→ **What you have to do**
Wherever the word "this" appears in a line, extract that line.

→ **Materials provided**
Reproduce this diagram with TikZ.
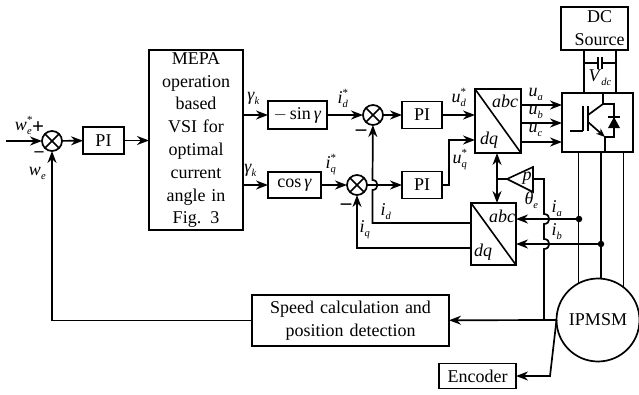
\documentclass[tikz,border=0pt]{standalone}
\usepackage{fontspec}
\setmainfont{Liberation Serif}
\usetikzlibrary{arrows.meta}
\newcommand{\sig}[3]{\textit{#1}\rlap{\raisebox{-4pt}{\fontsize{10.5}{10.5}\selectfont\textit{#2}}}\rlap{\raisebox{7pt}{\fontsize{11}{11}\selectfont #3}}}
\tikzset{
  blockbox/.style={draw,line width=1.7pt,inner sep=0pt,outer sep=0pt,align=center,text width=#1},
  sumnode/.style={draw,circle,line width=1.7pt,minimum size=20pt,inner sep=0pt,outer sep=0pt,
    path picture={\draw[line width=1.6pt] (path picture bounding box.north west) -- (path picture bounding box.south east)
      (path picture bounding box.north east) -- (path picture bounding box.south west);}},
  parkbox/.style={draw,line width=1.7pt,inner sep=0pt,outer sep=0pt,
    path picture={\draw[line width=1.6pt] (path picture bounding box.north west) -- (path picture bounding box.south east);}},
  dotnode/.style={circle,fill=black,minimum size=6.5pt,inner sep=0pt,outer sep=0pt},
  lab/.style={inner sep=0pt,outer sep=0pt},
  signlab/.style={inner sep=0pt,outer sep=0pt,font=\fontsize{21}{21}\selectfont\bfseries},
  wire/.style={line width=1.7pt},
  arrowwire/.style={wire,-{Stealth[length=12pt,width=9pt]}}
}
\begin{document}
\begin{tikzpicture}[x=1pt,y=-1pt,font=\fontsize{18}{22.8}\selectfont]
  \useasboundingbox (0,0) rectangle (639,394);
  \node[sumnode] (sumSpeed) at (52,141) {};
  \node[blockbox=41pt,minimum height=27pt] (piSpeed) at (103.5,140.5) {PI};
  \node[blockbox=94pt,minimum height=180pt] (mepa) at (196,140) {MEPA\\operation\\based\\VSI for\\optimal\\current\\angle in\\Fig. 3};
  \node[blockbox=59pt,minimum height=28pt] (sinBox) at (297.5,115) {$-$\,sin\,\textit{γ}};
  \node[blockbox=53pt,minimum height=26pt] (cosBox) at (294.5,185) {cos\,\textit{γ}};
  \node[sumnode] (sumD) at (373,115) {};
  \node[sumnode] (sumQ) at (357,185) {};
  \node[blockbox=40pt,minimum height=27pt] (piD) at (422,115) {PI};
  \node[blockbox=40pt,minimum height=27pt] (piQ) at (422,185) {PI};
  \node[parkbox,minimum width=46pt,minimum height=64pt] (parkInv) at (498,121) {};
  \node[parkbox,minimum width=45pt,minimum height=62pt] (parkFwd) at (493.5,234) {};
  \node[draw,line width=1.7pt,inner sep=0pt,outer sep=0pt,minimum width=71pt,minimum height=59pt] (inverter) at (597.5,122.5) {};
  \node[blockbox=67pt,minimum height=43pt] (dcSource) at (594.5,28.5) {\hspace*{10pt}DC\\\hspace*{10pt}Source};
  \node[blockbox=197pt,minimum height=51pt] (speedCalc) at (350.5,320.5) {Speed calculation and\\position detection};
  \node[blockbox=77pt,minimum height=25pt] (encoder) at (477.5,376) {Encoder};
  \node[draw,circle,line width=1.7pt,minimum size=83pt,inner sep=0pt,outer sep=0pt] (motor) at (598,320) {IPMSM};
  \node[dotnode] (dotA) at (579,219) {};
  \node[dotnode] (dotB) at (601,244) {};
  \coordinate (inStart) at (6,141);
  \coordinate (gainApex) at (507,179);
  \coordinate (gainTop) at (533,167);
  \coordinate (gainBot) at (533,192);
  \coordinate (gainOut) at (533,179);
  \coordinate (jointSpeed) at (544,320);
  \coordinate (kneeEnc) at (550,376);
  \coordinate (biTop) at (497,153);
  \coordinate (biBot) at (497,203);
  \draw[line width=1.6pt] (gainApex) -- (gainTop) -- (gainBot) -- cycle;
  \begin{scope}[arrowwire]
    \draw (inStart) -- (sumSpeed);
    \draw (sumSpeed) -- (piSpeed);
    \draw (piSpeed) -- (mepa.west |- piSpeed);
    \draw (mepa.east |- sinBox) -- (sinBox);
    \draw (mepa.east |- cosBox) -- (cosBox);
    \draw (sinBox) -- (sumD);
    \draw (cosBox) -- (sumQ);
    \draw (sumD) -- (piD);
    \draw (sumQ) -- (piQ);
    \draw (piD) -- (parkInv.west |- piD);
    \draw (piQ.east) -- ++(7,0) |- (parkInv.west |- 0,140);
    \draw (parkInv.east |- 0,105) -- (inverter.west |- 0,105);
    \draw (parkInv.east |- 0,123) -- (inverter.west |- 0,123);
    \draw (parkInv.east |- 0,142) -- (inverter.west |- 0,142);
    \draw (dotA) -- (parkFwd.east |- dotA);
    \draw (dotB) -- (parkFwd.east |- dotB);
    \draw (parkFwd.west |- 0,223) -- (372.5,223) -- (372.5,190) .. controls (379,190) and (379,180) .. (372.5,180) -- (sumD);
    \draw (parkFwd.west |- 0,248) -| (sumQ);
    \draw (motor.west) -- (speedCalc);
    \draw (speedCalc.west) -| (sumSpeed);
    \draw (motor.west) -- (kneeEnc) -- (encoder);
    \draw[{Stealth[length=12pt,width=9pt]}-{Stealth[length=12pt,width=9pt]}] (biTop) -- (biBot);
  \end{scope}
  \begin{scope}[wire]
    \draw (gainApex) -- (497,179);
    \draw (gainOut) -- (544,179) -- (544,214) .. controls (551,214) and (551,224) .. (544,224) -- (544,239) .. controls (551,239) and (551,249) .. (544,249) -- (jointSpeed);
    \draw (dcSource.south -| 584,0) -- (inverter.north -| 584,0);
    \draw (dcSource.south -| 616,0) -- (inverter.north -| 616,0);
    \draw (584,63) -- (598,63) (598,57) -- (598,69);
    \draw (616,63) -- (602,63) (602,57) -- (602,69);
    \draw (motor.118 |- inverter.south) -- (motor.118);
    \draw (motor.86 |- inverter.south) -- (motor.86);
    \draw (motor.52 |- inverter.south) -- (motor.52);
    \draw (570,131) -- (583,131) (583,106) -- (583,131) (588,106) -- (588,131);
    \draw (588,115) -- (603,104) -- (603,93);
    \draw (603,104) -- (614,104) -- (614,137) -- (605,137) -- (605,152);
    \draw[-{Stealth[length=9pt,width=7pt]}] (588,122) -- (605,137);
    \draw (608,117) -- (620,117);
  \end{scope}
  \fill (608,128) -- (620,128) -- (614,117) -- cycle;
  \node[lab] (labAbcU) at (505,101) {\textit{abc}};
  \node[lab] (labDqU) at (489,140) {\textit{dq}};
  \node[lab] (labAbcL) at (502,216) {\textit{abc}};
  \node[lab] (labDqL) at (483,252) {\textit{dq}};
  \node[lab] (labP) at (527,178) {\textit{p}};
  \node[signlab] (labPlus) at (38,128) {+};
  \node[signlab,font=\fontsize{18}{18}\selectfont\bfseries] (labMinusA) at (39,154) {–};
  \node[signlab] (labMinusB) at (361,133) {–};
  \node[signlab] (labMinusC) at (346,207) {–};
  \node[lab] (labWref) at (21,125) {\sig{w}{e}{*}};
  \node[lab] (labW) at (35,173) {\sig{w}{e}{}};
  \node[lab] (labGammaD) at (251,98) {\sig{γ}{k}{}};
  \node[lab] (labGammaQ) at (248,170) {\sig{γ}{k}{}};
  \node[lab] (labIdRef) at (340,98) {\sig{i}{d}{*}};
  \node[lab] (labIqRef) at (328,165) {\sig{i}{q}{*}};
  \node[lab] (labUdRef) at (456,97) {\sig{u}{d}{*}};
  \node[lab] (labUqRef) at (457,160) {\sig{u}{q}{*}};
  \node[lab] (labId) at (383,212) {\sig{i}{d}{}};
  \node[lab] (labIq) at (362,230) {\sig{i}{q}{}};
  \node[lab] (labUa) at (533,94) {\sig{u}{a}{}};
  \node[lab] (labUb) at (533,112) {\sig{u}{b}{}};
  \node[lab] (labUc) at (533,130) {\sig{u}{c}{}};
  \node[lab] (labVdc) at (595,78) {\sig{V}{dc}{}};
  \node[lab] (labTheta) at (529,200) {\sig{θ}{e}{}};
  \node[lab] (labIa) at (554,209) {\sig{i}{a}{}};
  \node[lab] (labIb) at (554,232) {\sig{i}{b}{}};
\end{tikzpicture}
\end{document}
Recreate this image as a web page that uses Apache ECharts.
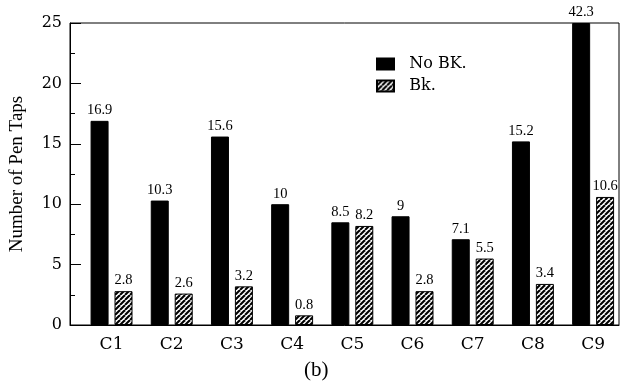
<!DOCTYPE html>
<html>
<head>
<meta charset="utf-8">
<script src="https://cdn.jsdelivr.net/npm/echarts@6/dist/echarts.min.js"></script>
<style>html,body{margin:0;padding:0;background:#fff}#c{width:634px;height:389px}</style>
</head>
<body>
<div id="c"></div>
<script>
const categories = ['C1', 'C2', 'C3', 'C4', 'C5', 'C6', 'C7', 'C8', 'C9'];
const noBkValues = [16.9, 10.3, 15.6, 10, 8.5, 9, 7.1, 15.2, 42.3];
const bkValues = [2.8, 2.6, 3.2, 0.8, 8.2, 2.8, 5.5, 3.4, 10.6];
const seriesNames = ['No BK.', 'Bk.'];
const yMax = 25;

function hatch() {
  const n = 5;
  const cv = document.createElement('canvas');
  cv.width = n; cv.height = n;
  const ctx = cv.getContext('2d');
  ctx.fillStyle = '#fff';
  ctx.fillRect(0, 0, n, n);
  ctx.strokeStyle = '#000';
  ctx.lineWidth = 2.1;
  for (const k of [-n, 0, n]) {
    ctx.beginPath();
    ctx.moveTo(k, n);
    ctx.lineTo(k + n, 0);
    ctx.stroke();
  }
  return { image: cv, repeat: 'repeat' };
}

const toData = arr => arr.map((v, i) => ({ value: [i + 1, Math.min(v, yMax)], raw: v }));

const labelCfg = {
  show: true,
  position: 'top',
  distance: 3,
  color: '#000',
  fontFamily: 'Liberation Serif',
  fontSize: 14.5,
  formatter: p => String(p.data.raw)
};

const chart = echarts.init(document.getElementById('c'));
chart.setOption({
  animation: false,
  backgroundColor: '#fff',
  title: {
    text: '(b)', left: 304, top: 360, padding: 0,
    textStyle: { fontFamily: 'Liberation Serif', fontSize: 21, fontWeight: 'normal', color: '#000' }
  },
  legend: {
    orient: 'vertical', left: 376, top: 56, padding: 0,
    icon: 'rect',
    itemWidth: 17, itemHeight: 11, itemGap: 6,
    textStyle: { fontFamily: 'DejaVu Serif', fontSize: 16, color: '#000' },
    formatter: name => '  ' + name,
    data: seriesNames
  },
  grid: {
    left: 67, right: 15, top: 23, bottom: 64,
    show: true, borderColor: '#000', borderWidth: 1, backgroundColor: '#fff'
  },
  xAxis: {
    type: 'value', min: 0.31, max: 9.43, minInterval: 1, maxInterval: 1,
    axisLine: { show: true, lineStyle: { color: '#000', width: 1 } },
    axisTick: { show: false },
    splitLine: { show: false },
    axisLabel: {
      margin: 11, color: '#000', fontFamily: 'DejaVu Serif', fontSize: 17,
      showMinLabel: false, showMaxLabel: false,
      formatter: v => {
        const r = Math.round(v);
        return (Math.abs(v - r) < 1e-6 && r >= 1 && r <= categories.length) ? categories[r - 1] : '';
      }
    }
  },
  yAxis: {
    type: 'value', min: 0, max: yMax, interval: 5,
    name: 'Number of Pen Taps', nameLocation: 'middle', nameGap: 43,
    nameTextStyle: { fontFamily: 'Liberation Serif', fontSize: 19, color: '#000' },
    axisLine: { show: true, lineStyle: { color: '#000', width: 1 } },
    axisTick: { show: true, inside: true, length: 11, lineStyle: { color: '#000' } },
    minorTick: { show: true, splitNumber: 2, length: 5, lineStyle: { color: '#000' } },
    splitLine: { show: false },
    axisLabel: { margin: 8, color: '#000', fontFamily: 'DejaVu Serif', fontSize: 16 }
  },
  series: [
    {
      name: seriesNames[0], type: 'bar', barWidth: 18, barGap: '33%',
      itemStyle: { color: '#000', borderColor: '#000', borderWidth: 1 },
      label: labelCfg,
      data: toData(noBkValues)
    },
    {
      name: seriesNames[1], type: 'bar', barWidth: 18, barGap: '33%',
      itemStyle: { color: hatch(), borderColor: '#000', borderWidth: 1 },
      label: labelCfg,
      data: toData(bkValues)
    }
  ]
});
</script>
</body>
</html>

→ **Worked answer**
Reproduce this diagram with TikZ.
Recreate this image as a web page that uses Apache ECharts.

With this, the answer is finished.